Exercise directions: Look in the material below for the line with "Give me the" and the line with "import * as", then set down exactly those two lines and all lines between, nothing more.
— start of Data for this exercise —
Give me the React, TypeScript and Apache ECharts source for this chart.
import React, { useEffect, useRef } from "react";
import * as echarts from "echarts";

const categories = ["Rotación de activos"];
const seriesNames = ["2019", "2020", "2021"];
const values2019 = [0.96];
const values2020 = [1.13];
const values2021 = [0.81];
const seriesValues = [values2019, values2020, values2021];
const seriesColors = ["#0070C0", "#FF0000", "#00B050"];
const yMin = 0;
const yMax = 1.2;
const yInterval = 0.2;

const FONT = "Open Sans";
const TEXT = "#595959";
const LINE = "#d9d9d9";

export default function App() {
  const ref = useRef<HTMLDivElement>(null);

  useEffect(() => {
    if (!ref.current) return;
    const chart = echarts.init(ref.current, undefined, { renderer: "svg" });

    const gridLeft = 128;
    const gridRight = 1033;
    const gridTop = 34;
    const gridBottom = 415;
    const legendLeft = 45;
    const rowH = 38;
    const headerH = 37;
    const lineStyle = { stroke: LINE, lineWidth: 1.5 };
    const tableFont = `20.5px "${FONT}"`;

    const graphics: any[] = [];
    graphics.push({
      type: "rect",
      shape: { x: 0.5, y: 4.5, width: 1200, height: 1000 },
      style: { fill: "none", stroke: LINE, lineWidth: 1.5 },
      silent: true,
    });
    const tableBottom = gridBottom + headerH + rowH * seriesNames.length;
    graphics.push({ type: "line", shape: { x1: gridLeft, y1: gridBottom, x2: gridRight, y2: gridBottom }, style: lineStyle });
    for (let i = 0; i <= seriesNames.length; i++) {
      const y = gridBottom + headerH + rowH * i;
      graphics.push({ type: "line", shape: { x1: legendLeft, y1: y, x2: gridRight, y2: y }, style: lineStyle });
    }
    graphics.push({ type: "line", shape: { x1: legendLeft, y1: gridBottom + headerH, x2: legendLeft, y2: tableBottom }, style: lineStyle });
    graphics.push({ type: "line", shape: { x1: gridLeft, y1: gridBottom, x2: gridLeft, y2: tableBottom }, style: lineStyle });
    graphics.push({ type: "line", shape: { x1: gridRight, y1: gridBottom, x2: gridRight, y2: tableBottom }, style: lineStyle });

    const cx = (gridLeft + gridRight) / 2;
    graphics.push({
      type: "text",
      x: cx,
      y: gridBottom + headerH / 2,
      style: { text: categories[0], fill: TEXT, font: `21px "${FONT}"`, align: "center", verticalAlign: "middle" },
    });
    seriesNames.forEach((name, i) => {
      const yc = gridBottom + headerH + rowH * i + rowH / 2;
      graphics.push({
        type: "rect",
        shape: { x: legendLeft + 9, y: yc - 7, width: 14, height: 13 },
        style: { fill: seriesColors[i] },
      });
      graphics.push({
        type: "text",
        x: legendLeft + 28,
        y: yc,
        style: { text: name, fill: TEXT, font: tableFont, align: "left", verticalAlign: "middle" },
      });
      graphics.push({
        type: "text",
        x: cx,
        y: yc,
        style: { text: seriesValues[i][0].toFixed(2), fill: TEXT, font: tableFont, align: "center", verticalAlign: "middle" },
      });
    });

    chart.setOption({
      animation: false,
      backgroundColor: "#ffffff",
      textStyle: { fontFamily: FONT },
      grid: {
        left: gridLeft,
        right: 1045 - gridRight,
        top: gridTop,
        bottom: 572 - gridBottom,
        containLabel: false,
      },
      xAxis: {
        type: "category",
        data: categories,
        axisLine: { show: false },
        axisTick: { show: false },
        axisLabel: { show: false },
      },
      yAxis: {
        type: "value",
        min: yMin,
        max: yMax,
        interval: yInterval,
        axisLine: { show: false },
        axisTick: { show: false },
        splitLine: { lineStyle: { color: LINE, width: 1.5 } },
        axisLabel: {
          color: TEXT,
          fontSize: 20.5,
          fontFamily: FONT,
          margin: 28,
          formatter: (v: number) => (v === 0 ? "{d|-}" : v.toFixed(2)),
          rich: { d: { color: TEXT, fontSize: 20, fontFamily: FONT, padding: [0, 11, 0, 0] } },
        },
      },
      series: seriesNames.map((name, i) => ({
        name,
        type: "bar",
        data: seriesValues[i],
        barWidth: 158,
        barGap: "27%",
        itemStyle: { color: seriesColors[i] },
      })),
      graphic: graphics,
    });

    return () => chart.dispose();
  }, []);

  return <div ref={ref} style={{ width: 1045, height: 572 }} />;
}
— end of Data for this exercise —
— start of Data for this exercise —
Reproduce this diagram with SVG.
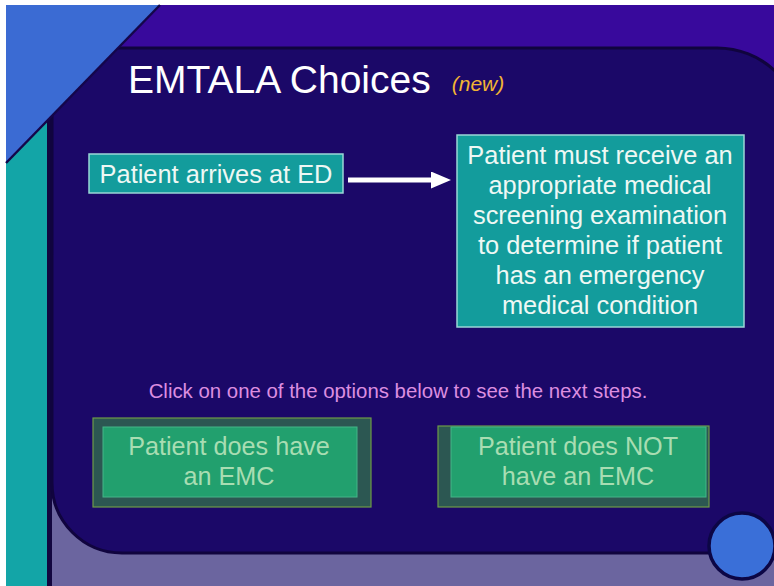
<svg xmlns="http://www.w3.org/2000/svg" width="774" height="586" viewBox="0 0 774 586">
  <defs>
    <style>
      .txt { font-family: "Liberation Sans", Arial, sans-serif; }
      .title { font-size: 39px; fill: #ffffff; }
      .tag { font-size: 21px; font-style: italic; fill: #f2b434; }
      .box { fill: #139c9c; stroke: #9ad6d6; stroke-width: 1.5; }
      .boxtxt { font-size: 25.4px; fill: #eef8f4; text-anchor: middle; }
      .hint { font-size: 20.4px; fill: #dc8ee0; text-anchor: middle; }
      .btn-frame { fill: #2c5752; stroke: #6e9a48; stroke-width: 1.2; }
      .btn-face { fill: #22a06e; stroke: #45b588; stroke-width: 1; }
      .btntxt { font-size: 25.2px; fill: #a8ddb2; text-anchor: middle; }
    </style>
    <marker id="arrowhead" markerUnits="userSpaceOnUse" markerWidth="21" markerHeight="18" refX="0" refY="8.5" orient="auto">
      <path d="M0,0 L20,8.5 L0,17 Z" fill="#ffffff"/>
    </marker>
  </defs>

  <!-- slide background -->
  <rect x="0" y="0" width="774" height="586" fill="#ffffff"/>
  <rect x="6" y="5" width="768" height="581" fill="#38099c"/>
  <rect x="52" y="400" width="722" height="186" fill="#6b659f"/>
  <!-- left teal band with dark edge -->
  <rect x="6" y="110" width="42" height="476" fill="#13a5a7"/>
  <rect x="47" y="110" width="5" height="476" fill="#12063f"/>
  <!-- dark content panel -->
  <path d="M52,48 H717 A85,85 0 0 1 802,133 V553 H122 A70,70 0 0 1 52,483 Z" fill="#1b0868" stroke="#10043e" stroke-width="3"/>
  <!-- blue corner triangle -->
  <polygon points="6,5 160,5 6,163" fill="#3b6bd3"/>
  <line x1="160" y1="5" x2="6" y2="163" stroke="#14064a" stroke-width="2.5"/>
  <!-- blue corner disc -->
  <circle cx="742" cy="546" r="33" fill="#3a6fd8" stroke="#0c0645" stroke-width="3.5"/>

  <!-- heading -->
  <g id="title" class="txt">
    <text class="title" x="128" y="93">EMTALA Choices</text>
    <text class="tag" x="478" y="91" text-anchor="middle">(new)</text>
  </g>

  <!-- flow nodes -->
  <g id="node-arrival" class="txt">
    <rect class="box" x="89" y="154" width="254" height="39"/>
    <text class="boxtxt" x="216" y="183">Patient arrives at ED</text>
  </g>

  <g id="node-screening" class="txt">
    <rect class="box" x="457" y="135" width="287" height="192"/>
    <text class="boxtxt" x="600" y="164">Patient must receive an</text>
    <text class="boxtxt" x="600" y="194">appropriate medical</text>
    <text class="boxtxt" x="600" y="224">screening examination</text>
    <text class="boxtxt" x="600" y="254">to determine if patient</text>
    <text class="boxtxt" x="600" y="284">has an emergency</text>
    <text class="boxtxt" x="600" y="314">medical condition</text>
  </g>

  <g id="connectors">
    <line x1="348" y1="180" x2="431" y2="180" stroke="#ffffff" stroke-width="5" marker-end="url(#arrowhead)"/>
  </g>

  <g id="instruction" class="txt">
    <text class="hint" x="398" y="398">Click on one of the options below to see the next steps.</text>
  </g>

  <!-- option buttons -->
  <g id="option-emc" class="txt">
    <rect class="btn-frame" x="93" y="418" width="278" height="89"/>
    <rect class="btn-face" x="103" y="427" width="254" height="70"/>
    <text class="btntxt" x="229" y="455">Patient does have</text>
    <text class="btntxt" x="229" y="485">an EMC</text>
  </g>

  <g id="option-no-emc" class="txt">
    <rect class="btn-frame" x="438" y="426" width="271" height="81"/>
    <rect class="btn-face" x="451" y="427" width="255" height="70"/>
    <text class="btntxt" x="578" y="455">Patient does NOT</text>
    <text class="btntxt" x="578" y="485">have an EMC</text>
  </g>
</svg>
— end of Data for this exercise —
Result for this exercise:
Give me the React, TypeScript and Apache ECharts source for this chart.
import React, { useEffect, useRef } from "react";
import * as echarts from "echarts";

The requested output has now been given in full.